Come ti sembra sia usata la musica nei film in generale? Ti piace o pensi, che si osi poco, che spesso si ripetano soluzioni sempre uguali a se stesse?

Gli americani, che ho sempre amato, negli ultimi tempi sembrano riproporre tutti le stesse musiche, mai novità, molto riduttivo. In questa epoca, a mio avviso è interessante sperimentare gli strumenti elettronici, che sono ormai alla portata di tutti, preziosi per bassi budget, ma non solo. Certo così il rischio di omologazione è alto. Ti faccio un esempio: pochi giorni fa, per un nuovo film a cui sto lavorando, mi arriva una scena di tensione con percussioni, il regista e il montatore, come spesso accade, avevano appoggiato musiche provvisorie sulle immagini. Facendo delle ricerche ho ritrovato l’atmosfera giusta, esattamente lo stesso suono, che poi apparteneva originariamente alla grande produzione di Spider Man. Avrei potuto usare anch’io quel suono, avrei potuto farlo tranquillamente, ma poi ho preferito percussioni vere. In generale spesso c’è un abuso di musica nei film. In molti mi prendono in giro perché tendo a togliere: al mix, prima di chiudere il film, dico: ragioniamo, siamo sicuri, questa è l’ultima volta che possiamo scegliere, togliamo? Non a caso, nelle recensioni è difficile trovare un commento alla musica, se c’è è quasi sempre per affermare che ce n’è troppa. Si crede che la musica possa servire a mascherare problemi ed errori invece, purtroppo o per fortuna, non possiede questa bacchetta magica. Da musicista penso che la musica non può cambiare molto un film. Un bel film con una musica bella diventa sublime, ma non può cambiare il senso o la bellezza dell’opera. Un film bello con una musica brutta lo può diminuire un po’ ma non renderlo completamente di segno opposto. Non ho mai visto, o è raro, un film bellissimo con una musica brutta. Dietro un buon film c’è un regista che ha competenza e sa rendersi conto se una musica sia giusta o no. Quando mi è capitato di lavorare a un film bello la spinta a fare una musica all’altezza è uno stato di apprensione produttivo, che aiuta la creatività e la stimola. Le emozioni sono chiare in un film molto bello, se io capisco perfettamente l’emozione sono in grado di renderla, se il film è più caotico sono guai per tutti.

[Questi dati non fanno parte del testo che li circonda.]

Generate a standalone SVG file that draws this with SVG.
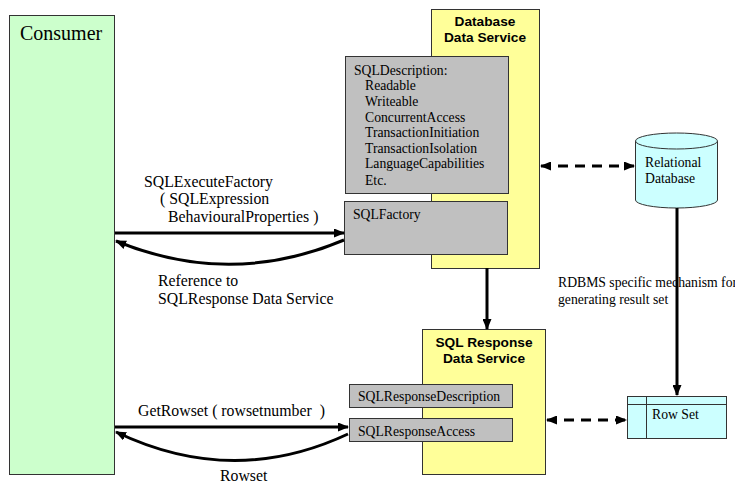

Quali sono i bei film a cui hai partecipato dove ti sembra che il tuo apporto abbia contribuito alla riuscita della bellezza complessiva dell’opera?

Cesare deve morire è stato un lavoro forte, bello e appassionante, la paura di non essere all’altezza era altissima, ma essere, rispettivamente, figlio e nipote dei registi, mi aiutava alla comprensione della loro visione e mi ha stimolato positivamente. Con Francesco (Munzi) in Saimir, sua opera prima, pochissime musiche, bel lavoro gratificante. Ora o mai più di Pellegrini, sul G8 di Genova, forse per via del tema che mi toccava ed era ancora caldissimo, è stato girato tra il 2003 e il 2004, e per via del mio incontro con Lucio, regista con idee musicali chiarissime. Una assoluta libertà creativa, sentire il progetto, incontrarsi col regista e capire il suo mondo, queste le condizioni migliori per lavorare bene, con soddisfazione e risultati felici. Il mio è un lavoro individuale, personale, in cui mi chiudo nel mio studio e provo e riprovo, per ore e ore, giorni e giorni, in solitudine assoluta, senza confrontarmi con nessuno. Da solo posso sbagliare, osare, rischiare: non si può spiegare troppo sulla musica senza farla, a parole si dice poco.